The Ancients, meanwhile, fell to the Ancients. In fact, in all three of their possible endings, the fault lands at their own feet. Going in order of the times things spring up:
1. If for whatever reason they didn't come up with Zodiark, they would've died to the Final Days, which is pretty squarely Hermes' fault, although certainly Ancient society isn't entirely without blame.
2. If Hydaelyn didn't step on up to the plate, then everything we've been told would suggest that eventually they sacrifice the planet dry for Zodiark. This is more a societal thing, but if you want to put a face to this side, I'd personally say Elidibus.
3. And for what did happen, Hydaelyn leg-dropped from the top rope, leading to the Sundering. Venat's hands are the ones bloodied by this, clearly.
I would argue that the reason Venat comes off as 'the one villain' of this particular micro-story to some (which I think is a gross oversimplification of said micro-story, I'd say there's no villains in it) isn't because she's the only one with a gun, it's because she's the only one that landed her shot. Everyone else is only guilty of attempted murder, she managed to knock the 'attempted' off the crime list.
But something that must also be remembered is that her plan was the only one that would've left survivors. The End of Days would've wiped out the whole planet if not stopped (as evidenced by, weirdly, Hildibrand), and Zodiark sacrifices would've rendered the planet bone dry (as evidenced from the Nibirun).

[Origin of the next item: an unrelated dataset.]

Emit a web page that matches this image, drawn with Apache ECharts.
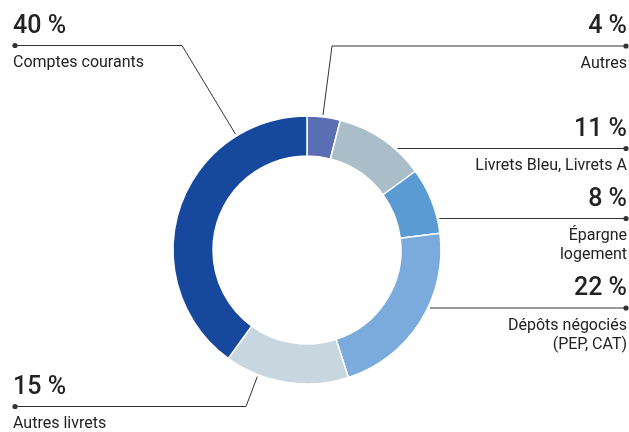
<!DOCTYPE html>
<html><head><meta charset="utf-8">
<script src="https://cdn.jsdelivr.net/npm/echarts@6/dist/echarts.min.js"></script>
<style>html,body{margin:0;padding:0;background:#fff}#c{width:629px;height:432px}</style>
</head><body><div id="c"></div>
<script>
// ---- data ----
var categories = ['Autres', 'Livrets Bleu, Livrets A', 'Épargne\nlogement', 'Dépôts négociés\n(PEP, CAT)', 'Autres livrets', 'Comptes courants'];
var shares = [4, 11, 8, 22, 15, 40];
var colors = ['#5b6db3', '#a9bec9', '#5a9bd3', '#7aabdc', '#c7d6df', '#16499d'];

// ---- label layout (positions only) ----
var labelLayout = [
  {side: 'right', lineY: 46,    elbowX: 332, frac: 0.47},
  {side: 'right', lineY: 148.5},
  {side: 'right', lineY: 218.5},
  {side: 'right', lineY: 308},
  {side: 'left',  lineY: 406.5, elbowX: 246, frac: 0.73},
  {side: 'left',  lineY: 45.5,  elbowX: 182, frac: 0.78}
];
var LEFT_X = 15, RIGHT_X = 626;
var FONT = 'Roboto, "Noto Sans", sans-serif';
var INK = '#222222', LINE = '#333333';

var chart = echarts.init(document.getElementById('c'), null, {renderer: 'canvas'});
chart.setOption({
  animation: false,
  backgroundColor: '#ffffff',
  series: [{
    type: 'pie',
    center: [307, 250],
    radius: [94, 134],
    startAngle: 90,
    clockwise: true,
    label: {show: false},
    labelLine: {show: false},
    emphasis: {disabled: true},
    itemStyle: {borderColor: '#ffffff', borderWidth: 1.5},
    data: categories.map(function (c, i) {
      return {name: c, value: shares[i], itemStyle: {color: colors[i]}};
    })
  }]
});

var data = chart.getModel().getSeriesByIndex(0).getData();
var total = shares.reduce(function (a, b) { return a + b; }, 0);
var acc = 0;
var elements = [];
labelLayout.forEach(function (L, i) {
  var lay = data.getItemLayout(i) || {};
  var cx = lay.cx != null ? lay.cx : 307, cy = lay.cy != null ? lay.cy : 250, r = (lay.r != null ? lay.r : 134) + 2;
  var sa = lay.startAngle != null ? lay.startAngle : (-Math.PI / 2 + acc / total * 2 * Math.PI);
  var ea = lay.endAngle != null ? lay.endAngle : (-Math.PI / 2 + (acc + shares[i]) / total * 2 * Math.PI);
  acc += shares[i];
  var endX = L.side === 'right' ? RIGHT_X : LEFT_X;
  var pts;
  if (L.elbowX != null) {
    var a = sa + L.frac * (ea - sa);
    var ax = cx + r * Math.cos(a), ay = cy + r * Math.sin(a);
    pts = [[ax, ay], [L.elbowX, L.lineY], [endX, L.lineY]];
  } else {
    var dy = L.lineY - cy;
    var dx = Math.sqrt(Math.max(0, r * r - dy * dy));
    var sx = L.side === 'right' ? cx + dx : cx - dx;
    pts = [[sx, L.lineY], [endX, L.lineY]];
  }
  elements.push({
    type: 'polyline', silent: true,
    shape: {points: pts},
    style: {stroke: LINE, lineWidth: 1, fill: null}
  });
  elements.push({
    type: 'circle', silent: true,
    shape: {cx: endX, cy: L.lineY, r: 2.6},
    style: {fill: LINE}
  });
  var align = L.side === 'right' ? 'right' : 'left';
  var tx = L.side === 'right' ? RIGHT_X + 1 : LEFT_X - 2;
  elements.push({
    type: 'text', silent: true,
    x: tx, y: L.lineY - 34,
    style: {
      text: shares[i] + ' %', font: '500 25px ' + FONT, fill: INK,
      align: align, verticalAlign: 'top', lineHeight: 30
    }
  });
  elements.push({
    type: 'text', silent: true,
    x: tx, y: L.lineY + 8,
    style: {
      text: categories[i], font: '16px ' + FONT, fill: INK,
      align: align, verticalAlign: 'top', lineHeight: 19
    }
  });
});
chart.setOption({graphic: {elements: elements}});
</script>
</body></html>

But the Sundering, (as evidenced by everything before Elpis and most of what's after it) didn't just leave a planet full of people, it left fourteen planets full of people, albeit mostly different people. That hardly makes her objectively morally right, but from an omniscient readers' perspective surely we can see that her decision the kindest and most ultimately fruitful out of all options.
While you are certainly allowed to disagree with her, Venat is not a villain. And to call her one requires brutally simplifying that part of the story in the single-minded pursuit to declare there to be one in the first place.